Alright, so I’ve dug further into this and found some interesting things. TL; DR: I solved it for my use-case, but I might have stumbled onto some bugs. Don’t use in-place operations, bad things happen.
I managed to achieve what I was going for by creating the main weight parameter, w, and two intermediate variables,
W, a zeros-filled of the desired final shape and
M, A mask of the same shape as W filled with 1s that correspond which elements of W I want to fill with w. For consistency the number of positive elements in M has to equal the number of elements of w, of course.
I initialize both W and M in the init method of the module, then call W[M] = w during the forward() method, and convolve using the modified W. This works, but for some reason when I do things this way it results in training starting out fast, then progressively slowing down (starting out at around 5 batches/s and dropping to 0.2 batches/s over the course of the first 1000 batches). It also throws an error about non-leaf variables not yet being serializable when I train to use torch.save, presumably because I’m creating some naughty nodes that I shouldn’t be.
My initial suspicion was that I was creating additional subgraphs that weren’t being deleted, or not freeing memory appropriately (more on that in a moment), but the memory usage in this case was constant. Investigating further, I found that if I replaced W[M] = w with W.masked_copy_(M,w), I get an error after the first batch saying that I need to use"retain_variables=True" if I want to backpropagate a second time through the graph. The error method is a bit confusing here, as I am only calling backward() once.
My intuition is that the above error occurs because I’m calling an in-place method in forward(), which seems to be against best pytorch practice at the moment, so whatever variables autograd would need to do the backprop aren’t getting saved. Calling backward(retain_variables=True) results in the same behavior as using W[M]=w; it works, but it progressively slows down throughout training. I’m still not sure on what’s causing the slowing–my best guess is that some part of the graph isn’t getting appropriately freed in such a way that rather than creating multiple subgraphs that take up memory, it’s just propping through the same graph element an increasing number of times on each successive iteration.
I ran into another interesting issue while messing with this–while running Brendan Amos’s Densenet model inside my own training code, if I swapped out standard filters for dilated filters using the dilate keyword in conv2d, I would see a memory explosion that would overflow my GPU within ~50 batches.

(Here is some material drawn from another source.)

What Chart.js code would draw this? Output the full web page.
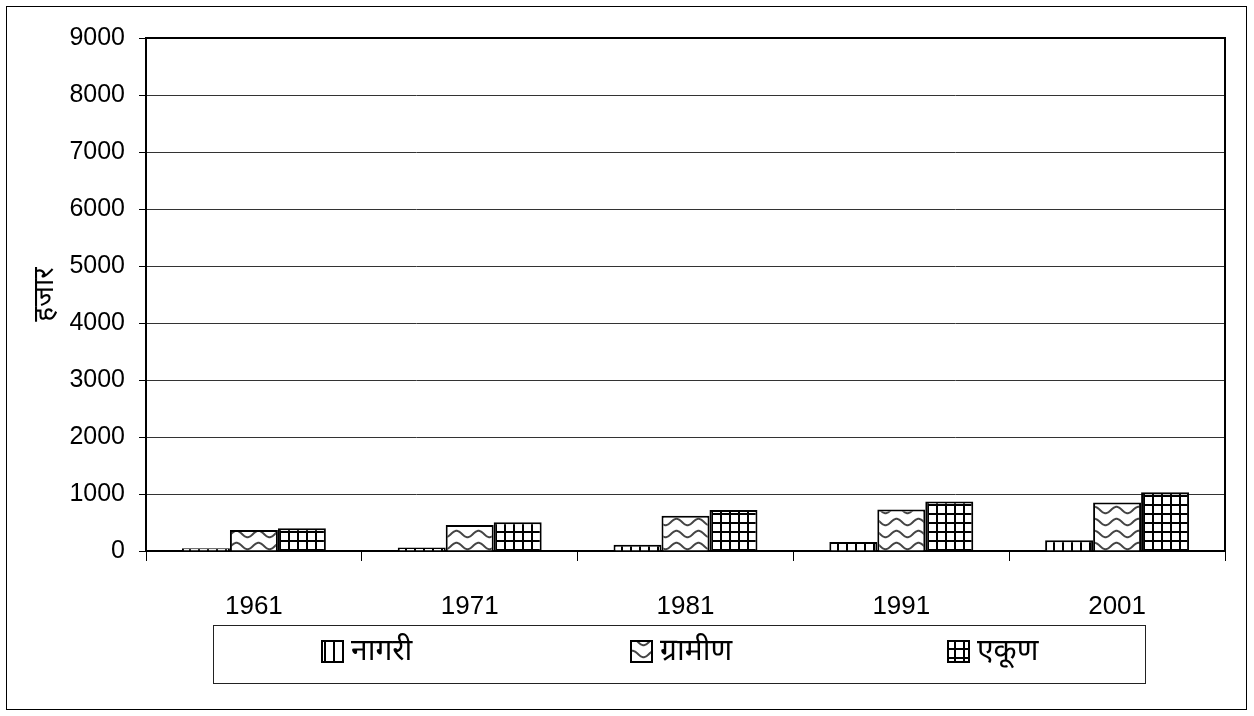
<!DOCTYPE html>
<html>
<head>
<meta charset="utf-8">
<script src="https://cdn.jsdelivr.net/npm/chart.js@4/dist/chart.umd.min.js"></script>
<style>
html,body{margin:0;padding:0;background:#fff;}
canvas{display:block;}
</style>
</head>
<body>
<canvas id="c" width="1254" height="716"></canvas>
<script>
const categories = ['1961', '1971', '1981', '1991', '2001'];
const nagari = [50, 60, 110, 160, 190];
const gramin = [370, 455, 620, 730, 850];
const ekun = [400, 505, 720, 870, 1030];
const seriesLabels = ['नागरी', 'ग्रामीण', 'एकूण'];
const yTicks = [0, 1000, 2000, 3000, 4000, 5000, 6000, 7000, 8000, 9000];
const yTitle = 'हजार';

const DEVA = '"Noto Sans", "Noto Sans Devanagari", "Lohit Devanagari", "FreeSans", "Liberation Sans", sans-serif';
const NUM = '"Liberation Sans", Arial, sans-serif';

function makePattern(type) {
  const c = document.createElement('canvas');
  const g = c.getContext('2d');
  if (type === 'vlines') {
    c.width = 9; c.height = 9;
    g.fillStyle = '#fff'; g.fillRect(0, 0, 9, 9);
    g.fillStyle = '#000'; g.fillRect(0, 0, 2, 9);
  } else if (type === 'grid') {
    c.width = 9; c.height = 9;
    g.fillStyle = '#fff'; g.fillRect(0, 0, 9, 9);
    g.fillStyle = '#000'; g.fillRect(0, 0, 2, 9); g.fillRect(0, 0, 9, 2);
  } else {
    c.width = 22; c.height = 12;
    g.fillStyle = '#fff'; g.fillRect(0, 0, 22, 12);
    g.strokeStyle = '#444'; g.lineWidth = 2;
    g.beginPath();
    for (let x = -1; x <= 23; x += 0.5) {
      const y = 6 + 3.2 * Math.sin(2 * Math.PI * x / 22);
      if (x === -1) g.moveTo(x, y); else g.lineTo(x, y);
    }
    g.stroke();
  }
  return g.createPattern(c, 'repeat');
}

const ctx = document.getElementById('c').getContext('2d');
const patterns = [makePattern('vlines'), makePattern('wave'), makePattern('grid')];

const frame = {
  id: 'frame',
  beforeDraw(chart) {
    const g = chart.ctx;
    g.save();
    g.fillStyle = '#fff';
    g.fillRect(0, 0, chart.width, chart.height);
    g.strokeStyle = '#000';
    g.lineWidth = 1;
    g.strokeRect(6.5, 6.5, 1240, 703);
    g.restore();
  },
  afterDraw(chart) {
    const g = chart.ctx;
    const a = chart.chartArea;
    g.save();
    g.strokeStyle = '#000';
    g.lineWidth = 2;
    g.beginPath();
    g.moveTo(a.left, a.top); g.lineTo(a.right, a.top); g.lineTo(a.right, a.bottom);
    g.stroke();
    // legend box
    g.lineWidth = 1;
    g.strokeStyle = '#222';
    g.strokeRect(213.5, 625.5, 932, 58);
    const xs = [322, 631, 948];
    g.font = '30px ' + DEVA;
    g.textBaseline = 'middle';
    g.textAlign = 'left';
    chart.data.datasets.forEach((ds, i) => {
      g.fillStyle = ds.backgroundColor;
      g.fillRect(xs[i], 641, 21, 21);
      g.strokeStyle = '#000';
      g.lineWidth = 2;
      g.strokeRect(xs[i], 641, 21, 21);
      g.fillStyle = '#000';
      g.fillText(ds.label, xs[i] + 29, 651);
    });
    g.restore();
  }
};

new Chart(ctx, {
  type: 'bar',
  data: {
    labels: categories,
    datasets: [
      { label: seriesLabels[0], data: nagari, backgroundColor: patterns[0], borderColor: '#000', borderWidth: 2 },
      { label: seriesLabels[1], data: gramin, backgroundColor: patterns[1], borderColor: '#000', borderWidth: 2 },
      { label: seriesLabels[2], data: ekun, backgroundColor: patterns[2], borderColor: '#000', borderWidth: 2 }
    ]
  },
  options: {
    responsive: false,
    devicePixelRatio: 1,
    animation: false,
    categoryPercentage: 0.667,
    barPercentage: 1.0,
    layout: { padding: { left: 0, top: 38, right: 29, bottom: 0 } },
    plugins: { legend: { display: false }, tooltip: { enabled: false } },
    scales: {
      x: {
        offset: true,
        grid: { drawOnChartArea: false, drawTicks: true, tickLength: 10, color: '#000', offset: true },
        border: { color: '#000', width: 2 },
        ticks: { color: '#000', font: { family: NUM, size: 26 }, padding: 30 },
        afterFit(s) { s.height = 165; }
      },
      y: {
        min: 0, max: 9000,
        afterBuildTicks(s) { s.ticks = yTicks.map(v => ({ value: v })); },
        grid: { color: '#333', lineWidth: 1, tickLength: 7, tickColor: '#000' },
        border: { color: '#000', width: 2 },
        ticks: { color: '#000', font: { family: NUM, size: 25 }, padding: 14, callback: v => String(v) },
        title: { display: true, text: yTitle, color: '#000', font: { family: DEVA, size: 28 }, padding: { top: 28, bottom: 0 } },
        afterFit(s) { s.width = 146; }
      }
    }
  },
  plugins: [frame]
});
</script>
</body>
</html>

It turned out this was because I was using saved_loss+=loss rather than +=loss.data, so it was creating multiple copies of subgraphs and not freeing them appropriately. The user error isn’t interesting, but the fact that when using undilated filters I do not observe this memory explosion, despite the bad +=loss line, is interesting.
Anyhow, I did manage to get things working for my use-case–rather than trying to do a masked copy or in-place operation, I just instantiate W as a full-rank tensor and drop W*M into the F.conv2d call. Works great and is about twice as fast as using the dilation parameter (presumably because it allows for the use of the cuDNN backend).
Here’s a code snippet with which I’m currently getting ~80-100% speedup over using the dilation keyword for my use-case. Note that this currently prevents you from saving with torch.save due to a “can’t serialize non-leaf variables yet” dealio.
in init:
self.m = Variable(torch.cuda.FloatTensor( [[(( [( ([1]+[0]*(dilation-1)) *3)[:-(dilation-1)]] + [[0]*(3+(dilation-1)*2)]*(dilation-1))*3) [:-(dilation-1)]] *n_in]*n_out))
self.W = Parameter(torch.zeros(n_out,n_in,3+2*(dilation-1),3+2*(dilation-1)),requires_grad=True).cuda() # requires_grad not necessarily necessary
in forward:
out = F.conv2d(input,weight=self.W*self.m,padding=dilation,bias=None)
Sorry for the wall of text, but hopefully this will prove enlightening and thorough if other people come along with similar issues on in-place ops. For the record, I’m using the build provided by conda install and am on python 2.7 (my attempts at building from source crash, sigh). I tested these with Cuda7.5 on a GTX980 and Cuda8.0 on a Titan X.
Best,
Andy